Far too many projects turn their public buyers into exit liquidity for early investors and insiders. Nothing destroys community faster than watching early insiders dump tokens while public buyers hold withering bags. The timing of unlocks is important. While a long vesting and lockup schedule seems good for value appreciation, they almost always guarantee predictable sell pressure as investors who’ve been forced to hold for too long scramble to unload. Fast unlocks may provide rapid price discovery and expand the token holder base, but they also allow whales to dump, creating “red candles” and evaporating public confidence. Sometimes the prospect of turning recently minted digital tokens into real value is too tempting for the founders that created them. Even the most disciplined of them are tempted to sell their holdings and trade their project tokens for cash. For instance, Mantra suddenly lost 92% of its value in just 90 minutes. Despite statements by the CEO to the contrary, blockchain analysts were quick to point out substantial insider movements of at least USD 227 million onto exchanges, suggesting an insider dump.

Founders are often enticed to list at larger valuations as they make for bigger headlines, raised optics, and build hype. However, overvalued project listings create a lot of “air” underneath them, and when everyone is in the money, it’s almost a guaranteed race to the bottom and token holders are quick to cash out to get more favorable pricing than the person next to them. A high starting valuation also means the prospect of public buyers earning a multiple on their investment is slimmer, thinning out secondary market demand. When you have a lot of holders selling and nobody to buy, the result is an eventual death spiral. Projects like Hamster Kombat set industry engagement records and listed on the top exchanges in the world, but its overvaluation at listing resulted in an 87% price decline to its recorded all-time-low.

BTC and ETH hold the top market cap positions for good reason. Beyond being early, they’ve demonstrated several core principles that separate sustainable token models from hollow speculation vehicles. Bitcoin’s 21 million fixed supply cap isn’t powerful just because it’s scarce—it’s powerful because the market believes with absolute certainty that this limit won’t change. The fundamental question every project should answer honestly is: Could your product function without a token? If yes, you’re likely forcing tokenization where it doesn’t belong. Projects like Filecoin embody this principle well—their token is essential to the network’s storage marketplace function, making it nearly impossible to separate the product from its token. By contrast, projects that bolt on tokens as afterthoughts typically see their tokens wither in value over time.

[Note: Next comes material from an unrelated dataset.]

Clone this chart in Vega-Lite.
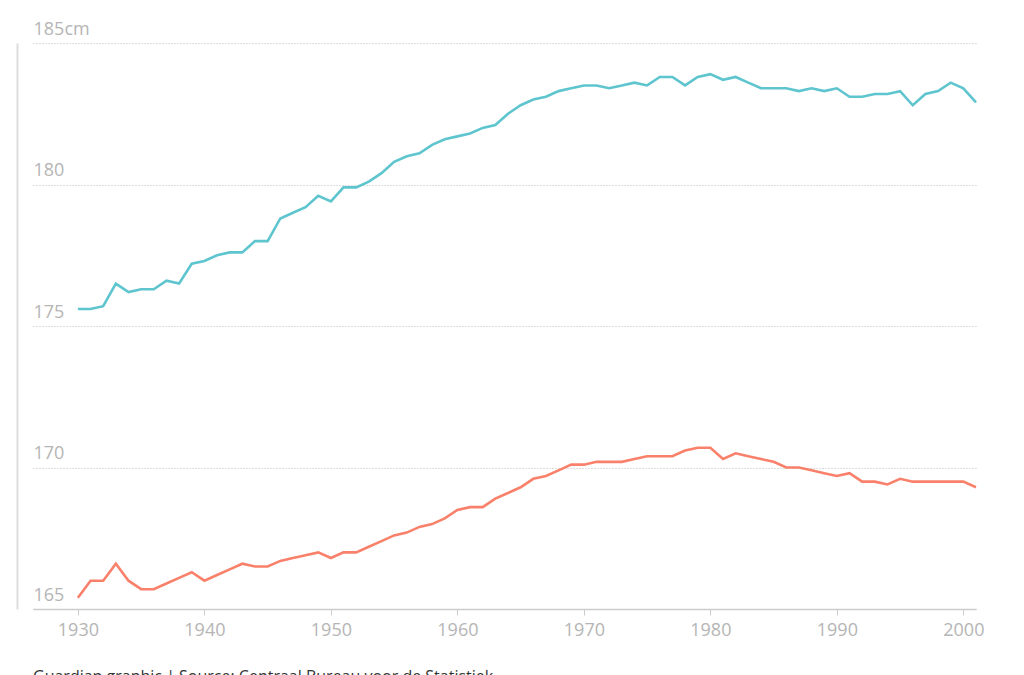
{
  "$schema": "https://vega.github.io/schema/vega-lite/v6.json",
  "width": 943,
  "height": 566,
  "autosize": "none",
  "padding": {"left": 33, "top": 43, "right": 48, "bottom": 66},
  "background": "#ffffff",
  "config": {"view": {"stroke": null}, "font": "Open Sans"},
  "title": {
    "text": "Guardian graphic | Source: Centraal Bureau voor de Statistiek",
    "orient": "bottom",
    "anchor": "start",
    "frame": "group",
    "fontSize": 16,
    "fontWeight": "normal",
    "color": "#333333",
    "offset": 30
  },
  "data": {
    "values": [
      {"year":1930,"sex":"Men","height":175.6},{"year":1931,"sex":"Men","height":175.6},{"year":1932,"sex":"Men","height":175.7},{"year":1933,"sex":"Men","height":176.5},{"year":1934,"sex":"Men","height":176.2},{"year":1935,"sex":"Men","height":176.3},{"year":1936,"sex":"Men","height":176.3},{"year":1937,"sex":"Men","height":176.6},{"year":1938,"sex":"Men","height":176.5},{"year":1939,"sex":"Men","height":177.2},
      {"year":1940,"sex":"Men","height":177.3},{"year":1941,"sex":"Men","height":177.5},{"year":1942,"sex":"Men","height":177.6},{"year":1943,"sex":"Men","height":177.6},{"year":1944,"sex":"Men","height":178.0},{"year":1945,"sex":"Men","height":178.0},{"year":1946,"sex":"Men","height":178.8},{"year":1947,"sex":"Men","height":179.0},{"year":1948,"sex":"Men","height":179.2},{"year":1949,"sex":"Men","height":179.6},
      {"year":1950,"sex":"Men","height":179.4},{"year":1951,"sex":"Men","height":179.9},{"year":1952,"sex":"Men","height":179.9},{"year":1953,"sex":"Men","height":180.1},{"year":1954,"sex":"Men","height":180.4},{"year":1955,"sex":"Men","height":180.8},{"year":1956,"sex":"Men","height":181.0},{"year":1957,"sex":"Men","height":181.1},{"year":1958,"sex":"Men","height":181.4},{"year":1959,"sex":"Men","height":181.6},
      {"year":1960,"sex":"Men","height":181.7},{"year":1961,"sex":"Men","height":181.8},{"year":1962,"sex":"Men","height":182.0},{"year":1963,"sex":"Men","height":182.1},{"year":1964,"sex":"Men","height":182.5},{"year":1965,"sex":"Men","height":182.8},{"year":1966,"sex":"Men","height":183.0},{"year":1967,"sex":"Men","height":183.1},{"year":1968,"sex":"Men","height":183.3},{"year":1969,"sex":"Men","height":183.4},
      {"year":1970,"sex":"Men","height":183.5},{"year":1971,"sex":"Men","height":183.5},{"year":1972,"sex":"Men","height":183.4},{"year":1973,"sex":"Men","height":183.5},{"year":1974,"sex":"Men","height":183.6},{"year":1975,"sex":"Men","height":183.5},{"year":1976,"sex":"Men","height":183.8},{"year":1977,"sex":"Men","height":183.8},{"year":1978,"sex":"Men","height":183.5},{"year":1979,"sex":"Men","height":183.8},
      {"year":1980,"sex":"Men","height":183.9},{"year":1981,"sex":"Men","height":183.7},{"year":1982,"sex":"Men","height":183.8},{"year":1983,"sex":"Men","height":183.6},{"year":1984,"sex":"Men","height":183.4},{"year":1985,"sex":"Men","height":183.4},{"year":1986,"sex":"Men","height":183.4},{"year":1987,"sex":"Men","height":183.3},{"year":1988,"sex":"Men","height":183.4},{"year":1989,"sex":"Men","height":183.3},
      {"year":1990,"sex":"Men","height":183.4},{"year":1991,"sex":"Men","height":183.1},{"year":1992,"sex":"Men","height":183.1},{"year":1993,"sex":"Men","height":183.2},{"year":1994,"sex":"Men","height":183.2},{"year":1995,"sex":"Men","height":183.3},{"year":1996,"sex":"Men","height":182.8},{"year":1997,"sex":"Men","height":183.2},{"year":1998,"sex":"Men","height":183.3},{"year":1999,"sex":"Men","height":183.6},
      {"year":2000,"sex":"Men","height":183.4},{"year":2001,"sex":"Men","height":182.9},
      {"year":1930,"sex":"Women","height":165.4},{"year":1931,"sex":"Women","height":166.0},{"year":1932,"sex":"Women","height":166.0},{"year":1933,"sex":"Women","height":166.6},{"year":1934,"sex":"Women","height":166.0},{"year":1935,"sex":"Women","height":165.7},{"year":1936,"sex":"Women","height":165.7},{"year":1937,"sex":"Women","height":165.9},{"year":1938,"sex":"Women","height":166.1},{"year":1939,"sex":"Women","height":166.3},
      {"year":1940,"sex":"Women","height":166.0},{"year":1941,"sex":"Women","height":166.2},{"year":1942,"sex":"Women","height":166.4},{"year":1943,"sex":"Women","height":166.6},{"year":1944,"sex":"Women","height":166.5},{"year":1945,"sex":"Women","height":166.5},{"year":1946,"sex":"Women","height":166.7},{"year":1947,"sex":"Women","height":166.8},{"year":1948,"sex":"Women","height":166.9},{"year":1949,"sex":"Women","height":167.0},
      {"year":1950,"sex":"Women","height":166.8},{"year":1951,"sex":"Women","height":167.0},{"year":1952,"sex":"Women","height":167.0},{"year":1953,"sex":"Women","height":167.2},{"year":1954,"sex":"Women","height":167.4},{"year":1955,"sex":"Women","height":167.6},{"year":1956,"sex":"Women","height":167.7},{"year":1957,"sex":"Women","height":167.9},{"year":1958,"sex":"Women","height":168.0},{"year":1959,"sex":"Women","height":168.2},
      {"year":1960,"sex":"Women","height":168.5},{"year":1961,"sex":"Women","height":168.6},{"year":1962,"sex":"Women","height":168.6},{"year":1963,"sex":"Women","height":168.9},{"year":1964,"sex":"Women","height":169.1},{"year":1965,"sex":"Women","height":169.3},{"year":1966,"sex":"Women","height":169.6},{"year":1967,"sex":"Women","height":169.7},{"year":1968,"sex":"Women","height":169.9},{"year":1969,"sex":"Women","height":170.1},
      {"year":1970,"sex":"Women","height":170.1},{"year":1971,"sex":"Women","height":170.2},{"year":1972,"sex":"Women","height":170.2},{"year":1973,"sex":"Women","height":170.2},{"year":1974,"sex":"Women","height":170.3},{"year":1975,"sex":"Women","height":170.4},{"year":1976,"sex":"Women","height":170.4},{"year":1977,"sex":"Women","height":170.4},{"year":1978,"sex":"Women","height":170.6},{"year":1979,"sex":"Women","height":170.7},
      {"year":1980,"sex":"Women","height":170.7},{"year":1981,"sex":"Women","height":170.3},{"year":1982,"sex":"Women","height":170.5},{"year":1983,"sex":"Women","height":170.4},{"year":1984,"sex":"Women","height":170.3},{"year":1985,"sex":"Women","height":170.2},{"year":1986,"sex":"Women","height":170.0},{"year":1987,"sex":"Women","height":170.0},{"year":1988,"sex":"Women","height":169.9},{"year":1989,"sex":"Women","height":169.8},
      {"year":1990,"sex":"Women","height":169.7},{"year":1991,"sex":"Women","height":169.8},{"year":1992,"sex":"Women","height":169.5},{"year":1993,"sex":"Women","height":169.5},{"year":1994,"sex":"Women","height":169.4},{"year":1995,"sex":"Women","height":169.6},{"year":1996,"sex":"Women","height":169.5},{"year":1997,"sex":"Women","height":169.5},{"year":1998,"sex":"Women","height":169.5},{"year":1999,"sex":"Women","height":169.5},
      {"year":2000,"sex":"Women","height":169.5},{"year":2001,"sex":"Women","height":169.3}
    ]
  },
  "mark": {"type": "line", "strokeWidth": 2.6, "clip": false},
  "encoding": {
    "x": {
      "field": "year",
      "type": "quantitative",
      "scale": {"domain": [1926.45, 2001], "nice": false, "zero": false},
      "axis": {
        "title": null,
        "values": [1930, 1940, 1950, 1960, 1970, 1980, 1990, 2000],
        "format": "d",
        "grid": false,
        "tickSize": 6,
        "tickColor": "#cccccc",
        "domainColor": "#cccccc",
        "domainWidth": 1.5,
        "labelColor": "#b5b5b5",
        "labelFontSize": 18,
        "labelPadding": 6,
        "labelFlush": false,
        "labelOverlap": false
      }
    },
    "y": {
      "field": "height",
      "type": "quantitative",
      "scale": {"domain": [165, 185], "nice": false, "zero": false},
      "axis": {
        "title": null,
        "values": [165, 170, 175, 180, 185],
        "labelExpr": "datum.value == 185 ? '185cm' : datum.label",
        "grid": true,
        "gridDash": [1, 2],
        "gridColor": "#bdbdbd",
        "gridWidth": 1,
        "tickSize": 0,
        "domain": true,
        "domainColor": "#dddddd",
        "domainWidth": 2,
        "offset": 16,
        "labelAlign": "left",
        "labelBaseline": "alphabetic",
        "labelPadding": -16,
        "labelOffset": -9,
        "labelColor": "#b5b5b5",
        "labelFontSize": 18
      }
    },
    "color": {
      "field": "sex",
      "type": "nominal",
      "scale": {"domain": ["Men", "Women"], "range": ["#5ec5cf", "#f9806a"]},
      "legend": {
        "title": null,
        "orient": "top",
        "direction": "horizontal",
        "symbolType": "circle",
        "symbolSize": 100,
        "symbolStrokeWidth": 8,
        "symbolOpacity": 1,
        "labelFontSize": 11,
        "labelColor": "#333333",
        "padding": 0,
        "offset": 36,
        "columnPadding": 24
      }
    }
  }
}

Projects should structure valuations across each sale round with reduced spread and design a lockup schedule that prevents lower-priced buyers from “dumping” their tokens on participants in later rounds. Creating a layered vesting schedule that restricts early sales for buyers with a low entry point while allowing for later-round participants to de-risk first offers a reasonable balance of upside for early buyers and price protection for later buyers. Well-structured token economics goes beyond what is written in a document. Projects should take a step further and ensure their tokens are custodied by a third-party audited, irrevocable smart contract guaranteeing transparency and compliance by all parties. Lower initial valuations might feel like leaving money on the table, but they create room for meaningful appreciation. Projects launching at already-inflated valuations leave little upside for new participants, killing momentum and community growth. A low total supply allows for better price control and market responsiveness. It imbues tokens with more significance, making manipulation more difficult and price movements more meaningful.

Good tokenomics isn’t set-and-forget—it requires ongoing stewardship. Some best practices include strategic supply management, buyback programs, and controlled liquidation. Increase circulating supply only during rising markets to prevent dumping additional tokens into already weak markets. Implement token repurchases when sell pressure is high to stabilize the price and signal project commitment to a high token valuation. Require large investors to use market makers when selling significant positions to prevent large price impacts from sudden dumps. The most successful projects approach tokenomics as an extension of product design rather than exclusively an exercise of financial engineering. Thoughtful tokenomics are a signal to the market of a thoughtful product and team. Your token is ultimately your best marketing tool—it rewards loyalty and financially aligns users.